Of the millennials surveyed, 53 percent said that they “approve of some professional athletes’ decision to kneel during the National Anthem.” The report concluded that, based on these numbers, “the majority of 18- to 29-year-olds approve,” but neglected to mention that 45 percent of respondents disapprove. The issue varied dramatically in accordance with respondents’ political affiliation: 80 percent of Democrats approve, 17 percent of Republicans disapprove.

In response to the question “Do you consider yourself to be politically engaged or politically active,” 74 percent answered “No,” although 42 percent agreed that they feel “comfortable sharing [their] political opinions at [their] college without fear of censorship or negative repercussions,” while 29 percent disagreed.

The interviews took place between Oct. 31 and Nov. 10.

Is the future actually going to be shaped by millennials’ feelings?

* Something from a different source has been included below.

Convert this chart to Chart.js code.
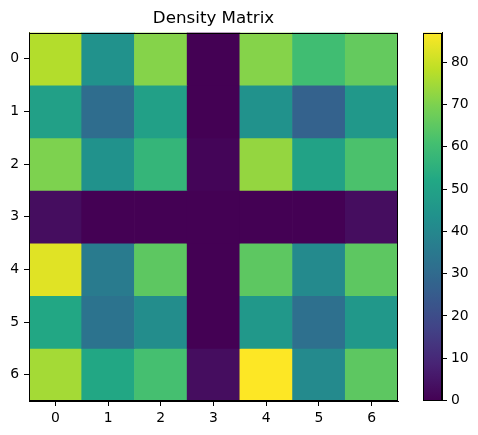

The report seems to conclude that millennials overwhelmingly oppose President Trump and conservative politics, and, as a result, future elects will sway in favor of Democrats.

The study does not account for the generation following millennials, Generation Z. According to Forbes, “Gen Z is more individualistic, more conservative both socially and fiscally . . . Oftentimes Millennials have been criticized for being notoriously liberal, but it looks like the generation right behind us has completely rebelled.”

New York Post article examines the idea that, compared to millennials, Generation Z voters are more likely to vote for Republicans.

The article cites Keystone College political science professor Jeff Brauer, who has studied Generation X. From the 2012 and 2016 elections, there was a 5 percent decrease in Democratic candidates.

“It is unlikely that such significant drops were simply due to the more liberal millennial generation changing their minds from one election to the next,” Brauer said.

“It is much more likely the precipitous drops were due to the more conservative Generation Z being able, for the first time, to express their political inclinations, especially in the economically hard-hit swing states.”

“[Generation Z] is different,” Brauer said. “And they are about to have a profound impact on commerce, politics and trends.”